O meu sobreiro, convém que comece por esclarecer, não é meu. Eu não tenho onde cair vivo, quanto mais um sobreiro, que é o melhor que se pode ter para cair morto. O meu sobreiro não é de ninguém, é de toda a gente ou é de alguém que felizmente não lhe liga.
O meu sobreiro é uma árvore enorme que vive na berma da estrada que eu percorro quase todos os dias. O meu sobreiro cresceu num improvável ângulo de quase 45º, respeitando a inclinação que começa na berma da estrada e termina no rio, uns metros abaixo, mas em aparente desrespeito pela lei da gravidade.
O meu sobreiro tem uma copa previsivelmente grande, completamente opaca e relativamente regular para o que é costume. O meu sobreiro tem o tronco grosso e bonito que têm os sobreiros muito antigos a quem provavelmente nunca tiraram a cortiça.
O meu sobreiro, juntamente com mais alguns que ladeiam a estrada por onde passo quase todos os dias, serve a memória inútil de que já houve um tempo em que o Quercus suber fazia parte do coberto vegetal dos vales do centro-norte do país.
Ontem, o meu sobreiro lá estava, como sempre rodeado de vegetação rasteira e pequenas árvores, no único sítio naquelas redondezas que ainda não tinha sido tomado pelas chamas. A estrada cortada uns metros à frente, o fogo que percorria os espaços entre as casas que se encavalitam do lado oposto ao do meu sobreiro, o pânico, o fumo, a chuva de cinza: o pior cenário estava ali a fazer-se, naquele momento. Na inversão de marcha, olhei para o meu sobreiro sabendo que provavelmente seria a última vez que o veria vivo.
De noite, o fogo engoliu a noite.

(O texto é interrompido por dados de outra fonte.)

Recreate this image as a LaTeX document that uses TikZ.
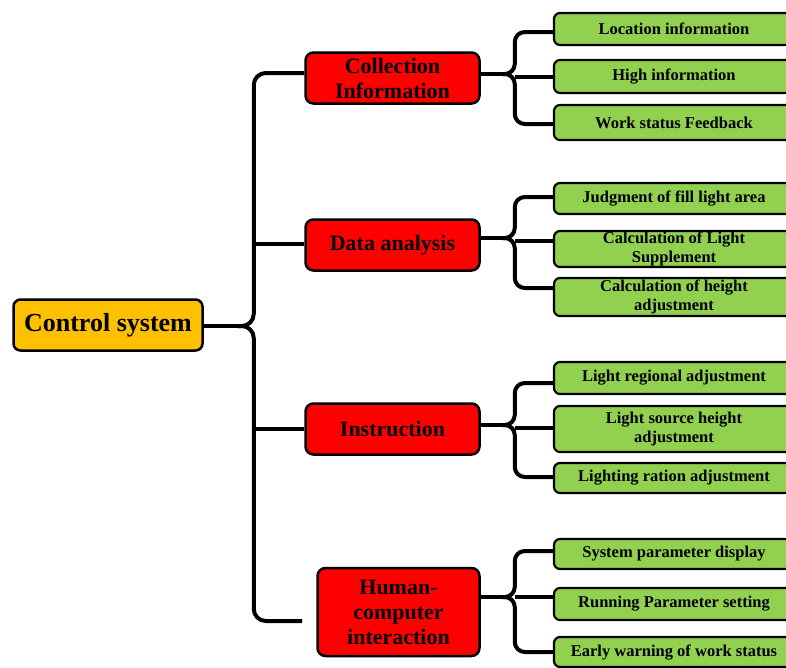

Não me deixaram voltar para casa pela estrada que percorro quase todos os dias porque o fogo tinha tomado conta de tudo a caminho do seu destino Coimbra, onde acabou por chegar, por entre os gritos contra as forças ocultas de um poder que manipula o que nos envolve. Hoje de manhã, voltaram a não me deixar passar por lá, a caminho de uma Coimbra ferida e atordoada em que já não havia espaço para gritos.
Há pouco, depois de desvios e sirenes, consegui passar. Lá estava o meu sobreiro, queimado como tudo o resto num raio de quilómetros excepto as casas. Creio que não ardeu completamente, julguei ver na ponta de alguns ramos a sua cor original, mas deve ser de mim. Desconheço a capacidade de regeneração dos sobreiros, mas não ter muita esperança é um direito que fui conquistando com os anos. Nunca lhe toquei, nunca o fotografei, nunca estacionei em infracção para transpor as protecções da estrada e sentar-me a ler debaixo da copa do meu sobreiro, até porque nada disso faria sentido. Limitava-me a olhar para ele quase todos os dias e a imaginar que raízes seriam capazes de fazer permanecer uma árvore tão imponente naquela posição cómica.